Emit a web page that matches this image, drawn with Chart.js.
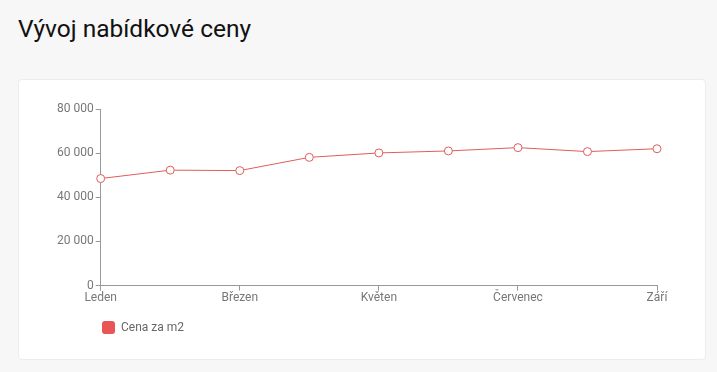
<!DOCTYPE html>
<html>
<head>
<meta charset="utf-8">
<script src="https://cdn.jsdelivr.net/npm/chart.js@4"></script>
<style>
  html, body { margin: 0; padding: 0; background: #f7f7f7; font-family: Roboto, sans-serif; }
  h1 { position: absolute; left: 18px; top: 14px; margin: 0; font-size: 24.5px; font-weight: 400; color: #111; }
  .card { position: absolute; left: 18px; top: 79px; width: 688px; height: 281px; background: #fff; border: 1px solid #ececec; border-radius: 4px; box-sizing: border-box; }
  .card canvas { position: absolute; left: 0; top: 0; }
</style>
</head>
<body>
<h1>Vývoj nabídkové ceny</h1>
<div class="card"><canvas id="c" width="686" height="279"></canvas></div>
<script>
var months = ["Leden", "Únor", "Březen", "Duben", "Květen", "Červen", "Červenec", "Srpen", "Září"];
var prices = [48500, 52300, 52100, 58100, 60100, 61000, 62500, 60700, 62000];
var yTicks = { min: 0, max: 80000, step: 20000 };

var red = "#e05c5c";
var axisColor = "#999";

function fmt(v) {
  return String(v).replace(/\B(?=(\d{3})+(?!\d))/g, " ");
}

// legend sits under the plot area, not at the canvas edge
var legendShift = {
  id: "legendShift",
  afterLayout: function (chart) {
    if (chart.legend) chart.legend.left += 31;
  }
};

new Chart(document.getElementById("c").getContext("2d"), {
  type: "line",
  data: {
    labels: months,
    datasets: [{
      label: "Cena za m2",
      data: prices,
      borderColor: red,
      backgroundColor: "#e85555",
      borderWidth: 1,
      pointRadius: 4,
      pointBackgroundColor: "#fff",
      pointBorderColor: red,
      pointBorderWidth: 1,
      tension: 0
    }]
  },
  plugins: [legendShift],
  options: {
    responsive: false,
    animation: false,
    layout: { padding: { left: 36, right: 48, top: 29, bottom: 15 } },
    plugins: {
      legend: {
        position: "bottom",
        align: "start",
        labels: {
          boxWidth: 13, boxHeight: 13, color: "#666",
          font: { family: "Roboto", size: 12 },
          padding: 16,
          generateLabels: function (chart) {
            var items = Chart.defaults.plugins.legend.labels.generateLabels(chart);
            items.forEach(function (it) { it.fillStyle = "#e85555"; it.strokeStyle = "#e85555"; it.lineWidth = 0; it.borderRadius = 3; });
            return items;
          }
        }
      },
      tooltip: { enabled: false }
    },
    scales: {
      x: {
        grid: { drawOnChartArea: false, drawTicks: true, tickLength: 5, color: axisColor },
        border: { color: axisColor },
        ticks: { color: "#777", font: { family: "Roboto", size: 12 }, maxRotation: 0, autoSkip: true, autoSkipPadding: 60, padding: 0 }
      },
      y: {
        min: yTicks.min, max: yTicks.max,
        grid: { drawOnChartArea: false, drawTicks: true, tickLength: 5, color: axisColor },
        border: { color: axisColor },
        ticks: { stepSize: yTicks.step, color: "#777", font: { family: "Roboto", size: 12 }, padding: 2, callback: function (v) { return fmt(v); } }
      }
    }
  }
});
</script>
</body>
</html>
★ ★ ★ ★ ★ ★ ★
All of the data above should be transcribed verbatim, with pictures omitted.

» Task response
Emit a web page that matches this image, drawn with Chart.js.
<!DOCTYPE html>
<html>
<head>
<meta charset="utf-8">
<script src="https://cdn.jsdelivr.net/npm/chart.js@4"></script>
<style>
  html, body { margin: 0; padding: 0; background: #f7f7f7; font-family: Roboto, sans-serif; }
  h1 { position: absolute; left: 18px; top: 14px; margin: 0; font-size: 24.5px; font-weight: 400; color: #111; }
  .card { position: absolute; left: 18px; top: 79px; width: 688px; height: 281px; background: #fff; border: 1px solid #ececec; border-radius: 4px; box-sizing: border-box; }
  .card canvas { position: absolute; left: 0; top: 0; }
</style>
</head>
<body>
<h1>Vývoj nabídkové ceny</h1>
<div class="card"><canvas id="c" width="686" height="279"></canvas></div>
<script>
var months = ["Leden", "Únor", "Březen", "Duben", "Květen", "Červen", "Červenec", "Srpen", "Září"];
var prices = [48500, 52300, 52100, 58100, 60100, 61000, 62500, 60700, 62000];
var yTicks = { min: 0, max: 80000, step: 20000 };

var red = "#e05c5c";
var axisColor = "#999";

function fmt(v) {
  return String(v).replace(/\B(?=(\d{3})+(?!\d))/g, " ");
}

// legend sits under the plot area, not at the canvas edge
var legendShift = {
  id: "legendShift",
  afterLayout: function (chart) {
    if (chart.legend) chart.legend.left += 31;
  }
};

new Chart(document.getElementById("c").getContext("2d"), {
  type: "line",
  data: {
    labels: months,
    datasets: [{
      label: "Cena za m2",
      data: prices,
      borderColor: red,
      backgroundColor: "#e85555",
      borderWidth: 1,
      pointRadius: 4,
      pointBackgroundColor: "#fff",
      pointBorderColor: red,
      pointBorderWidth: 1,
      tension: 0
    }]
  },
  plugins: [legendShift],
  options: {
    responsive: false,
    animation: false,
    layout: { padding: { left: 36, right: 48, top: 29, bottom: 15 } },
    plugins: {
      legend: {
        position: "bottom",
        align: "start",
        labels: {
          boxWidth: 13, boxHeight: 13, color: "#666",
          font: { family: "Roboto", size: 12 },
          padding: 16,
          generateLabels: function (chart) {
            var items = Chart.defaults.plugins.legend.labels.generateLabels(chart);
            items.forEach(function (it) { it.fillStyle = "#e85555"; it.strokeStyle = "#e85555"; it.lineWidth = 0; it.borderRadius = 3; });
            return items;
          }
        }
      },
      tooltip: { enabled: false }
    },
    scales: {
      x: {
        grid: { drawOnChartArea: false, drawTicks: true, tickLength: 5, color: axisColor },
        border: { color: axisColor },
        ticks: { color: "#777", font: { family: "Roboto", size: 12 }, maxRotation: 0, autoSkip: true, autoSkipPadding: 60, padding: 0 }
      },
      y: {
        min: yTicks.min, max: yTicks.max,
        grid: { drawOnChartArea: false, drawTicks: true, tickLength: 5, color: axisColor },
        border: { color: axisColor },
        ticks: { stepSize: yTicks.step, color: "#777", font: { family: "Roboto", size: 12 }, padding: 2, callback: function (v) { return fmt(v); } }
      }
    }
  }
});
</script>
</body>
</html>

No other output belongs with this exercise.